On the other hand, your insistence that the fact that gradualism is not more evident in the fossil record means that stasis is a chimera and turnovers not real events—has at the very least given me and an increasing number of colleagues, something to do with our careers! Something to be said for that!
For though these patterns now turn out to be real, your theory is NOT false! Just the particular version of your theory you derived as you imagined what the history of life should look like under the workings of natural selection. It was that specific image—and NOT the idea of evolution through natural selection—that was in large measure (if not completely) erroneous!
Charles, you were the early bird who got all the worms; that you had to pick and choose among them to craft a picture of evolution that you felt best fit the majority of cases—in all those mountains of data you accumulated during your lifetime—is understandable.

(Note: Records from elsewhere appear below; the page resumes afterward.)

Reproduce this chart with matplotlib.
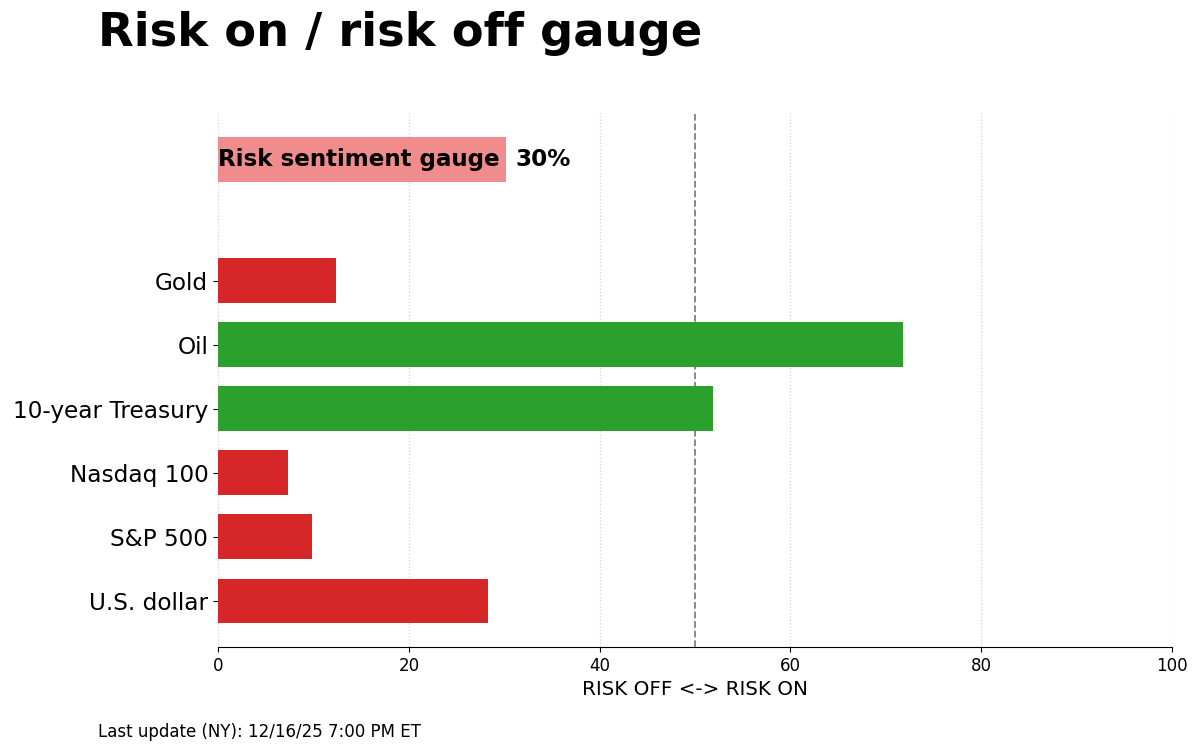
import matplotlib
matplotlib.use("Agg")
import matplotlib.pyplot as plt

assets = ["U.S. dollar", "S&P 500", "Nasdaq 100", "10-year Treasury", "Oil", "Gold"]
scores = [28.3, 9.85, 7.3, 51.9, 71.8, 12.4]
gauge_value = 30.2
gauge_label = "Risk sentiment gauge"
updated = "Last update (NY): 12/16/25 7:00 PM ET"

red = "#d62728"
green = "#2ca02c"

fig = plt.figure(figsize=(12, 7.52), dpi=100)
ax = fig.add_axes([0.1817, 0.1396, 0.795, 0.7101])

ypos = list(range(len(assets)))
colors = [green if s >= 50 else red for s in scores]
ax.barh(ypos, scores, height=0.7, color=colors, zorder=2)

# overall gauge bar above the assets
gy = 6.9
ax.barh([gy], [gauge_value], height=0.7, color="lightcoral", alpha=0.9, zorder=2)
ax.text(0, gy, gauge_label, va="center", ha="left", fontsize=16.6,
        fontweight="bold", zorder=3)
ax.text(gauge_value + 1, gy, f"{gauge_value:.0f}%", va="center", ha="left",
        fontsize=16.6, fontweight="bold", zorder=3)

ax.axvline(50, color="gray", linestyle="--", linewidth=1.3, zorder=1)

ax.set_xlim(0, 100)
ax.set_ylim(-0.72, 7.62)
ax.set_yticks(ypos)
ax.set_yticklabels(assets, fontsize=16.7)
ax.tick_params(axis="x", labelsize=12)
ax.set_xlabel("RISK OFF <-> RISK ON", fontsize=14.3)
ax.grid(axis="x", linestyle=":", color="lightgray", linewidth=0.9, zorder=0)
ax.set_axisbelow(True)
for side in ["top", "right", "left"]:
    ax.spines[side].set_visible(False)

fig.text(0.082, 0.955, "Risk on / risk off gauge", fontsize=33.4,
         fontweight="bold", va="center", ha="left")
fig.text(0.082, 0.027, updated, fontsize=12, va="center", ha="left")

fig.savefig("out.png", dpi=100)
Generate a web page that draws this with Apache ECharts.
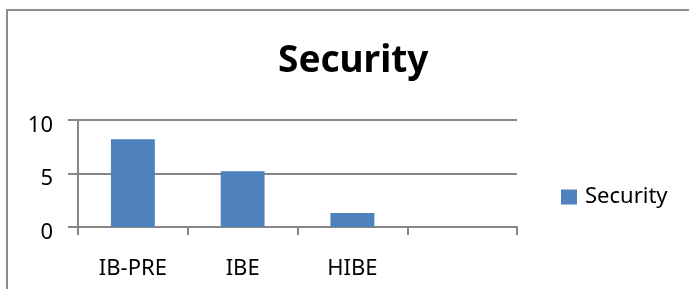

That we see things a bit differently now than then is in its own way "evolution." (and NOT gradual evolution, mind you!). If paleontology has seemed to you not to have changed conceptually overly much since your day, it has at least thrown the Darwinian blinkers off from its eyes. And it has indeed provided the gist of a novel evolutionary perspective that is only now just beginning to be tested—and in some manner accepted—by those in the biological community open to testing with their molecular data ideas suggested from the musty old bones and shells of the fossil record.
Believe me, Charles, when I echo your sentiment that nothing ill be taken on either side from this frank exchange of views. I look forward to your reply.